A major operator using OII across twenty platforms can see corrosion trends across their entire portfolio, identify systemic problems affecting similar equipment across multiple fields, and allocate inspection resources toward the highest-risk assets. This portfolio-level visibility is powerful and difficult for competitors to match without equivalent scale and integration depth. However, achieving this integration requires that OII systems be compatible with the operator’s existing software stack—a non-trivial requirement in organizations using legacy systems that may not support modern APIs or data formats.
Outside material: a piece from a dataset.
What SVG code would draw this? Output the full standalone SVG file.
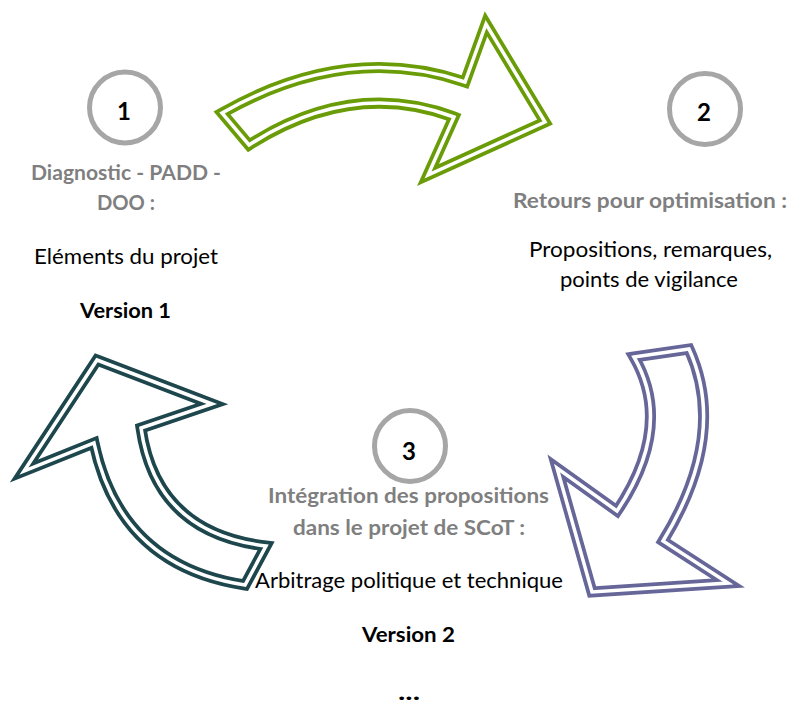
<svg xmlns="http://www.w3.org/2000/svg" width="791" height="706" viewBox="0 0 791 706">
<style>
.bg{fill:#ffffff}
.arrow-o{fill:#ffffff;stroke-width:11;stroke-linejoin:miter;stroke-miterlimit:20}
.arrow-i{fill:none;stroke:#ffffff;stroke-width:3.5;stroke-linejoin:miter;stroke-miterlimit:20}
.ring{fill:#ffffff;stroke:#a6a6a6;stroke-width:5}
.num{font-family:Lato,"Open Sans","Liberation Sans",sans-serif;font-weight:bold;font-size:24px;fill:#000000;text-anchor:middle}
.t{font-family:Lato,"Open Sans","Liberation Sans",sans-serif;font-size:21px;text-anchor:middle}
.g{font-weight:bold;fill:#7f7f7f}
.b{font-weight:bold;fill:#000000}
.r{fill:#000000}
</style>
<rect class="bg" x="0" y="0" width="791" height="706"/>
<g id="connectors">
  <g id="arrow-1-2">
    <path class="arrow-o" stroke="#6a9c08" d="M222,113 Q347,42 465,82 L486,24 L545,122 L428,175 L454,117 Q352,79 249,145 Z"/>
    <path class="arrow-i" d="M222,113 Q347,42 465,82 L486,24 L545,122 L428,175 L454,117 Q352,79 249,145 Z"/>
  </g>
  <g id="arrow-2-3">
    <path class="arrow-o" stroke="#666699" d="M634,357 L689,349 Q728,435 663,541 L728,583 L592,592 L557,468 L617,511 Q674,426 634,357 Z"/>
    <path class="arrow-i" d="M634,357 L689,349 Q728,435 663,541 L728,583 L592,592 L557,468 L617,511 Q674,426 634,357 Z"/>
  </g>
  <g id="arrow-3-1">
    <path class="arrow-o" stroke="#1d474c" d="M97,360 L212,404 L141,428 Q156,533 266,546 L245,585 Q120,566 94,443 L24,471 Z"/>
    <path class="arrow-i" d="M97,360 L212,404 L141,428 Q156,533 266,546 L245,585 Q120,566 94,443 L24,471 Z"/>
  </g>
</g>
<g id="node1">
  <circle class="ring" cx="125" cy="107.5" r="35.5"/>
  <text class="num" x="124" y="119.5">1</text>
  <text class="t g" x="126" y="180" textLength="190" lengthAdjust="spacingAndGlyphs">Diagnostic - PADD -</text>
  <text class="t g" x="126" y="210" textLength="58" lengthAdjust="spacingAndGlyphs">DOO :</text>
  <text class="t r" x="126" y="264" textLength="184" lengthAdjust="spacingAndGlyphs">Eléments du projet</text>
  <text class="t b" x="125.5" y="318" textLength="91" lengthAdjust="spacingAndGlyphs">Version 1</text>
</g>
<g id="node2">
  <circle class="ring" cx="705" cy="109" r="35.5"/>
  <text class="num" x="704" y="121">2</text>
  <text class="t g" x="650" y="208" textLength="274" lengthAdjust="spacingAndGlyphs">Retours pour optimisation :</text>
  <text class="t r" x="650.5" y="257" textLength="243" lengthAdjust="spacingAndGlyphs">Propositions, remarques,</text>
  <text class="t r" x="649" y="287" textLength="178" lengthAdjust="spacingAndGlyphs">points de vigilance</text>
</g>
<g id="node3">
  <circle class="ring" cx="410" cy="446" r="35.5"/>
  <text class="num" x="409" y="460">3</text>
  <text class="t g" x="408.5" y="503" textLength="281" lengthAdjust="spacingAndGlyphs">Intégration des propositions</text>
  <text class="t g" x="409" y="535" textLength="232" lengthAdjust="spacingAndGlyphs">dans le projet de SCoT :</text>
  <text class="t r" x="409" y="588" textLength="308" lengthAdjust="spacingAndGlyphs">Arbitrage politique et technique</text>
  <text class="t b" x="408.5" y="642" textLength="93" lengthAdjust="spacingAndGlyphs">Version 2</text>
  <text class="t b" x="409" y="700" style="font-size:22px" textLength="22" lengthAdjust="spacingAndGlyphs">...</text>
</g>
</svg>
Future Competitive Dynamics and Industry Evolution
The subsea robotics market is moving toward greater automation and data integration, which may or may not favor OII’s current market position. As AUVs become more capable and AI-driven analysis becomes more accessible, the competitive landscape could shift away from the traditional ROV model toward distributed sensor networks and autonomous inspection platforms. OII’s historical dominance was built on the assumption that subsea work requires highly skilled human pilots and sophisticated hardware—assumptions that advancing technology is slowly challenging.
OII’s future likely involves deepening their software and data analytics capabilities while gradually expanding autonomous offerings to compete with specialized AUV providers. The company most likely to maintain Google-like dominance is the one that successfully bridges the transition from human-operated to autonomous subsea systems, capturing value both ways during the hybrid period. Whether OII executes this transition as well as they’ve executed their current market position will determine whether their dominance persists into the next decade.
Conclusion
OII’s status as the Google of subsea robotics reflects their combination of proven hardware reliability, global service scale, and data platforms that have become integrated into how offshore operators manage asset risk. Like Google in search, OII hasn’t maintained dominance through a single product advantage but rather through a reinforcing ecosystem of services, accumulated knowledge, and network effects that make them the default choice for critical subsea work.
The comparison has limits. Subsea robotics is a narrower market than internet search, with fewer customers and higher service dependencies, which creates both competitive moat and vulnerability. OII’s future will depend on navigating technological transitions—particularly the rise of autonomous systems and commoditized analytics—while maintaining the reliability and integration advantages that currently drive their market position.